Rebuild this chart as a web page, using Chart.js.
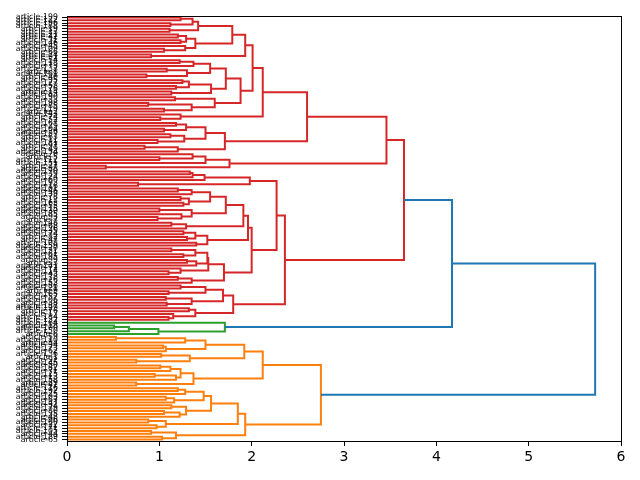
<!DOCTYPE html>
<html>
<head>
<meta charset="utf-8">
<script src="https://cdn.jsdelivr.net/npm/chart.js@4/dist/chart.umd.min.js"></script>
<style>
  html, body { margin: 0; padding: 0; background: #fff; }
  #wrap { width: 640px; height: 480px; }
</style>
</head>
<body>
<div id="wrap"><canvas id="dendro"></canvas></div>
<script>
// merge height between neighbouring leaves, read from the top leaf down
const redGaps = [
  1.23, 1.36, 1.12, 1.42, 1.11, 1.79, 1.20, 1.29, 1.23, 1.39, 1.28, 1.05, 1.93, 0.91,
  2.01,
  1.22, 1.37, 1.55, 1.08, 1.30, 0.86, 1.72, 1.25, 1.32, 1.18, 1.56, 1.13,
  1.88,
  1.17, 1.60, 0.88, 1.35, 1.05,
  2.12,
  1.23, 1.01,
  2.60,
  1.18, 1.29, 1.05, 1.50, 1.12, 1.27, 0.98, 1.71, 0.84, 1.20,
  3.46,
  1.36, 1.00, 1.50, 1.76, 0.42,
  3.65,
  1.33, 1.36, 1.49, 1.98, 0.77,
  2.27,
  1.20, 1.35, 1.55, 1.23, 1.32, 1.26, 1.72, 1.00, 1.35, 1.24, 0.98, 1.91, 1.13, 1.29,
  1.96, 1.26, 1.39, 1.30, 1.52, 1.40,
  2.00,
  1.13, 1.39, 1.26, 1.52, 1.30, 1.40, 1.53, 1.23, 1.10, 1.70, 1.20, 1.35,
  2.36,
  1.23, 1.50, 1.10, 1.69, 1.07, 1.35, 1.08, 1.80, 1.32, 1.39, 1.15, 1.10
];
const greenGaps = [1.71, 0.51, 0.67, 0.99];
const orangeGaps = [
  0.53, 1.28, 1.50, 1.04, 1.07, 1.92, 1.02, 1.33, 0.75,
  2.12,
  1.01, 1.12, 1.23, 0.95, 1.18, 1.37, 0.75,
  2.75,
  1.20, 1.28, 1.48, 1.07, 1.16, 1.56, 1.13, 1.29, 1.05, 1.22,
  1.85, 0.88, 1.07, 0.97, 1.93, 0.91, 1.18, 1.03
];
// heights where red meets green, then the root
const clusterJoins = [4.17, 5.72];

const leafLabels = [
  // red
  'article-199','article-122','article-196','article-188','article-19','article-23',
  'article-21','article-42','article-31','article-146','article-45','article-109',
  'article-66','article-24','article-91','article-54','article-118','article-73',
  'article-137','article-8','article-161','article-40','article-95','article-127',
  'article-58','article-176','article-14','article-83','article-190','article-33',
  'article-198','article-85','article-119','article-2','article-143','article-74',
  'article-52','article-167','article-29','article-104','article-36','article-157',
  'article-63','article-11','article-181','article-97','article-49','article-134',
  'article-70','article-5','article-112','article-151','article-27','article-88',
  'article-170','article-39','article-124','article-60','article-193','article-16',
  'article-101','article-46','article-139','article-78','article-12','article-163',
  'article-55','article-115','article-30','article-185','article-93','article-7',
  'article-148','article-68','article-126','article-35','article-174','article-82',
  'article-47','article-108','article-159','article-20','article-131','article-61',
  'article-195','article-99','article-3','article-141','article-72','article-114',
  'article-43','article-178','article-26','article-153','article-86','article-121',
  'article-9','article-165','article-57','article-106','article-38','article-187',
  'article-129','article-76','article-17','article-184','article-132',
  // green
  'article-164','article-18','article-100','article-150','article-6',
  // orange
  'article-59','article-110','article-84','article-34','article-173','article-62',
  'article-136','article-1','article-92','article-145','article-50','article-182',
  'article-71','article-125','article-13','article-158','article-89','article-41',
  'article-116','article-192','article-25','article-103','article-67','article-147',
  'article-32','article-179','article-80','article-135','article-48','article-96',
  'article-160','article-22','article-171','article-105','article-44','article-189',
  'article-65'
];

const C0 = '#1f77b4', C1 = '#ff7f0e', C2 = '#2ca02c', C3 = '#d62728';
const clusterColors = [C3, C2, C1];

const gaps = redGaps.concat([clusterJoins[0]], greenGaps, [clusterJoins[1]], orangeGaps);
const N = gaps.length + 1;
const clusterOf = [];
[redGaps, greenGaps, orangeGaps].forEach((g, i) => {
  for (let k = 0; k <= g.length; k++) clusterOf.push(i);
});
const threshold = 0.7 * Math.max(...gaps);

// leaf t (counted from the top) sits at y = 10N - 5 - 10t, as scipy does
const segs = { [C0]: [], [C1]: [], [C2]: [], [C3]: [] };
function build(lo, hi) {
  if (lo === hi) return { x: 0, y: 10 * N - 5 - 10 * lo };
  let k = lo;
  for (let i = lo; i < hi; i++) if (gaps[i] > gaps[k]) k = i;
  const a = build(lo, k), b = build(k + 1, hi);
  const h = gaps[k];
  const col = h > threshold ? C0 : clusterColors[clusterOf[lo]];
  segs[col].push({ x: a.x, y: a.y }, { x: h, y: a.y }, { x: h, y: b.y }, { x: b.x, y: b.y }, { x: null, y: null });
  return { x: h, y: (a.y + b.y) / 2 };
}
build(0, N - 1);

const leafTicks = leafLabels.map((_, t) => 10 * N - 5 - 10 * t);

const frame = {
  id: 'frame',
  afterDraw(chart) {
    const { ctx, chartArea: a } = chart;
    ctx.save();
    ctx.strokeStyle = '#000';
    ctx.lineWidth = 1;
    ctx.strokeRect(Math.round(a.left) + 0.5, Math.round(a.top) + 0.5, Math.round(a.width), Math.round(a.height));
    ctx.restore();
  }
};

new Chart(document.getElementById('dendro').getContext('2d'), {
  type: 'scatter',
  data: {
    datasets: Object.keys(segs).map(c => ({
      data: segs[c],
      showLine: true,
      spanGaps: false,
      borderColor: c,
      borderWidth: 2,
      pointRadius: 0,
      fill: false
    }))
  },
  options: {
    responsive: true,
    maintainAspectRatio: false,
    animation: false,
    devicePixelRatio: 1,
    layout: { padding: { top: 16, right: 19, left: 0, bottom: 0 } },
    plugins: { legend: { display: false }, tooltip: { enabled: false } },
    scales: {
      x: {
        type: 'linear',
        min: 0,
        max: 6,
        grid: { display: true, drawOnChartArea: false, drawTicks: true, tickLength: 5, color: '#000' },
        border: { display: false },
        ticks: { stepSize: 1, color: '#000', padding: 3, font: { family: 'DejaVu Sans', size: 14 } },
        afterFit(s) { s.height = 39; }
      },
      y: {
        type: 'linear',
        min: 0,
        max: 10 * N,
        afterBuildTicks(s) { s.ticks = leafTicks.map(v => ({ value: v })); },
        grid: { display: true, drawOnChartArea: false, drawTicks: true, tickLength: 5, color: '#000' },
        border: { display: false },
        ticks: {
          autoSkip: false,
          padding: 4,
          color: '#000',
          font: { family: 'DejaVu Sans', size: 7.8 },
          callback(v, i) { return leafLabels[i]; }
        },
        afterFit(s) { s.width = 67; }
      }
    }
  },
  plugins: [frame]
});
</script>
</body>
</html>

### Request
All of the data above should be transcribed verbatim, with pictures omitted.

### Output of the task
Rebuild this chart as a web page, using Chart.js.
<!DOCTYPE html>
<html>
<head>
<meta charset="utf-8">
<script src="https://cdn.jsdelivr.net/npm/chart.js@4/dist/chart.umd.min.js"></script>
<style>
  html, body { margin: 0; padding: 0; background: #fff; }
  #wrap { width: 640px; height: 480px; }
</style>
</head>
<body>
<div id="wrap"><canvas id="dendro"></canvas></div>
<script>
// merge height between neighbouring leaves, read from the top leaf down
const redGaps = [
  1.23, 1.36, 1.12, 1.42, 1.11, 1.79, 1.20, 1.29, 1.23, 1.39, 1.28, 1.05, 1.93, 0.91,
  2.01,
  1.22, 1.37, 1.55, 1.08, 1.30, 0.86, 1.72, 1.25, 1.32, 1.18, 1.56, 1.13,
  1.88,
  1.17, 1.60, 0.88, 1.35, 1.05,
  2.12,
  1.23, 1.01,
  2.60,
  1.18, 1.29, 1.05, 1.50, 1.12, 1.27, 0.98, 1.71, 0.84, 1.20,
  3.46,
  1.36, 1.00, 1.50, 1.76, 0.42,
  3.65,
  1.33, 1.36, 1.49, 1.98, 0.77,
  2.27,
  1.20, 1.35, 1.55, 1.23, 1.32, 1.26, 1.72, 1.00, 1.35, 1.24, 0.98, 1.91, 1.13, 1.29,
  1.96, 1.26, 1.39, 1.30, 1.52, 1.40,
  2.00,
  1.13, 1.39, 1.26, 1.52, 1.30, 1.40, 1.53, 1.23, 1.10, 1.70, 1.20, 1.35,
  2.36,
  1.23, 1.50, 1.10, 1.69, 1.07, 1.35, 1.08, 1.80, 1.32, 1.39, 1.15, 1.10
];
const greenGaps = [1.71, 0.51, 0.67, 0.99];
const orangeGaps = [
  0.53, 1.28, 1.50, 1.04, 1.07, 1.92, 1.02, 1.33, 0.75,
  2.12,
  1.01, 1.12, 1.23, 0.95, 1.18, 1.37, 0.75,
  2.75,
  1.20, 1.28, 1.48, 1.07, 1.16, 1.56, 1.13, 1.29, 1.05, 1.22,
  1.85, 0.88, 1.07, 0.97, 1.93, 0.91, 1.18, 1.03
];
// heights where red meets green, then the root
const clusterJoins = [4.17, 5.72];

const leafLabels = [
  // red
  'article-199','article-122','article-196','article-188','article-19','article-23',
  'article-21','article-42','article-31','article-146','article-45','article-109',
  'article-66','article-24','article-91','article-54','article-118','article-73',
  'article-137','article-8','article-161','article-40','article-95','article-127',
  'article-58','article-176','article-14','article-83','article-190','article-33',
  'article-198','article-85','article-119','article-2','article-143','article-74',
  'article-52','article-167','article-29','article-104','article-36','article-157',
  'article-63','article-11','article-181','article-97','article-49','article-134',
  'article-70','article-5','article-112','article-151','article-27','article-88',
  'article-170','article-39','article-124','article-60','article-193','article-16',
  'article-101','article-46','article-139','article-78','article-12','article-163',
  'article-55','article-115','article-30','article-185','article-93','article-7',
  'article-148','article-68','article-126','article-35','article-174','article-82',
  'article-47','article-108','article-159','article-20','article-131','article-61',
  'article-195','article-99','article-3','article-141','article-72','article-114',
  'article-43','article-178','article-26','article-153','article-86','article-121',
  'article-9','article-165','article-57','article-106','article-38','article-187',
  'article-129','article-76','article-17','article-184','article-132',
  // green
  'article-164','article-18','article-100','article-150','article-6',
  // orange
  'article-59','article-110','article-84','article-34','article-173','article-62',
  'article-136','article-1','article-92','article-145','article-50','article-182',
  'article-71','article-125','article-13','article-158','article-89','article-41',
  'article-116','article-192','article-25','article-103','article-67','article-147',
  'article-32','article-179','article-80','article-135','article-48','article-96',
  'article-160','article-22','article-171','article-105','article-44','article-189',
  'article-65'
];

const C0 = '#1f77b4', C1 = '#ff7f0e', C2 = '#2ca02c', C3 = '#d62728';
const clusterColors = [C3, C2, C1];

const gaps = redGaps.concat([clusterJoins[0]], greenGaps, [clusterJoins[1]], orangeGaps);
const N = gaps.length + 1;
const clusterOf = [];
[redGaps, greenGaps, orangeGaps].forEach((g, i) => {
  for (let k = 0; k <= g.length; k++) clusterOf.push(i);
});
const threshold = 0.7 * Math.max(...gaps);

// leaf t (counted from the top) sits at y = 10N - 5 - 10t, as scipy does
const segs = { [C0]: [], [C1]: [], [C2]: [], [C3]: [] };
function build(lo, hi) {
  if (lo === hi) return { x: 0, y: 10 * N - 5 - 10 * lo };
  let k = lo;
  for (let i = lo; i < hi; i++) if (gaps[i] > gaps[k]) k = i;
  const a = build(lo, k), b = build(k + 1, hi);
  const h = gaps[k];
  const col = h > threshold ? C0 : clusterColors[clusterOf[lo]];
  segs[col].push({ x: a.x, y: a.y }, { x: h, y: a.y }, { x: h, y: b.y }, { x: b.x, y: b.y }, { x: null, y: null });
  return { x: h, y: (a.y + b.y) / 2 };
}
build(0, N - 1);

const leafTicks = leafLabels.map((_, t) => 10 * N - 5 - 10 * t);

const frame = {
  id: 'frame',
  afterDraw(chart) {
    const { ctx, chartArea: a } = chart;
    ctx.save();
    ctx.strokeStyle = '#000';
    ctx.lineWidth = 1;
    ctx.strokeRect(Math.round(a.left) + 0.5, Math.round(a.top) + 0.5, Math.round(a.width), Math.round(a.height));
    ctx.restore();
  }
};

new Chart(document.getElementById('dendro').getContext('2d'), {
  type: 'scatter',
  data: {
    datasets: Object.keys(segs).map(c => ({
      data: segs[c],
      showLine: true,
      spanGaps: false,
      borderColor: c,
      borderWidth: 2,
      pointRadius: 0,
      fill: false
    }))
  },
  options: {
    responsive: true,
    maintainAspectRatio: false,
    animation: false,
    devicePixelRatio: 1,
    layout: { padding: { top: 16, right: 19, left: 0, bottom: 0 } },
    plugins: { legend: { display: false }, tooltip: { enabled: false } },
    scales: {
      x: {
        type: 'linear',
        min: 0,
        max: 6,
        grid: { display: true, drawOnChartArea: false, drawTicks: true, tickLength: 5, color: '#000' },
        border: { display: false },
        ticks: { stepSize: 1, color: '#000', padding: 3, font: { family: 'DejaVu Sans', size: 14 } },
        afterFit(s) { s.height = 39; }
      },
      y: {
        type: 'linear',
        min: 0,
        max: 10 * N,
        afterBuildTicks(s) { s.ticks = leafTicks.map(v => ({ value: v })); },
        grid: { display: true, drawOnChartArea: false, drawTicks: true, tickLength: 5, color: '#000' },
        border: { display: false },
        ticks: {
          autoSkip: false,
          padding: 4,
          color: '#000',
          font: { family: 'DejaVu Sans', size: 7.8 },
          callback(v, i) { return leafLabels[i]; }
        },
        afterFit(s) { s.width = 67; }
      }
    }
  },
  plugins: [frame]
});
</script>
</body>
</html>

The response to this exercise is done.